In an interview after last week’s City Council pre-meeting conference, Pelissier also mentioned other long-term possibilities to address downtown parking: something on Coach Street to accommodate the arts center, and the corner of Elizabeth Avenue and Main Street, which currently houses a construction trailer for the Park Square project.

Changes in the Parking Authority’s rates that took effect Aug. 1 include the first 30 minutes free in the Main Street deck.

Renaissance bumped up to 88 units

With two more properties acquired since May, developers of Renaissance at Rahway have boosted the number of units from about 64 to 88. Representatives came before the Redevelopment Agency Wednesday night for approval.

In May, Rahway Rising reported that Renaissance had acquired five of the eight properties necessary and would move ahead with 64 rental units and possibly include a second phase once other properties were secured. Developers have since acquired Lots 5 and 8 of Block 379, leaving only Lot 1 (the corner of Monroe Street and East Grand Avenue). The revised project entails Lots 2 to 8.

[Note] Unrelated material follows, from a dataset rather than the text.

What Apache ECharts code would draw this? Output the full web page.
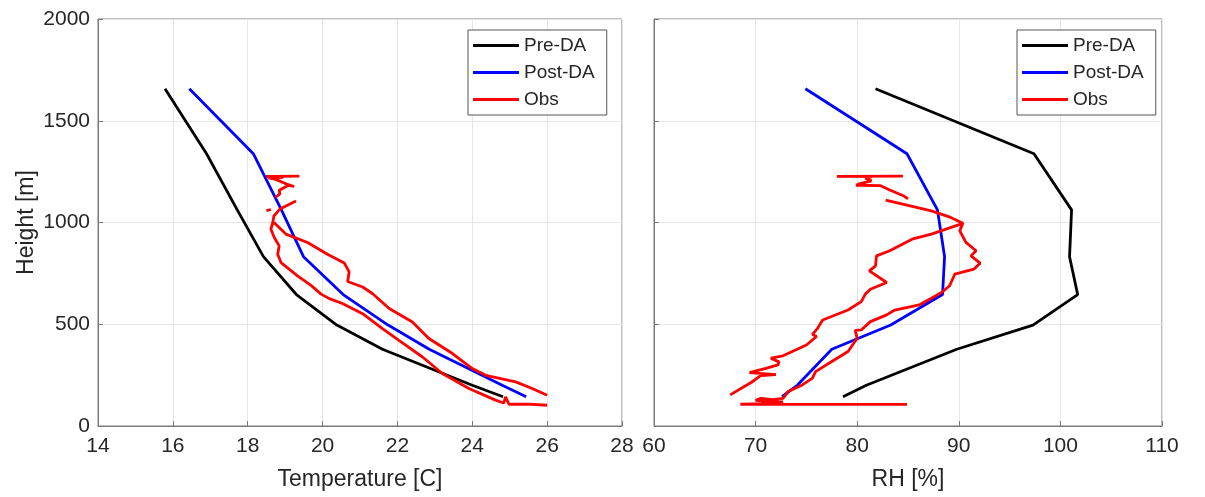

Originally, the project was to be 72 condos, an even split of one- and two-bedroom units. Now the project will be 88 rental units (80 two-bedroom, 8 one-bedroom) in the five-story structure, with 88 parking spaces on the ground level.

Redevelopment Agency commissioners had some concerns about having enough parking (only one per unit, regardless of bedrooms) and whether parking would be covered (the property creates a triangle in the center of the building where spaces in the middle might be uncovered), but ultimately gave their consent. Commissioners preferred the parking be covered but developers are considering both schemes.

Entrance to the residences will be at the corner of Montgomery Street and East Grand Avenue, though it will no longer be a corner since the development includes building over Montgomery Street from East Grand to Monroe. Parking will be accessed from Monroe, near the present corner of Montgomery, essentially where the former Triangle Inn currently stands.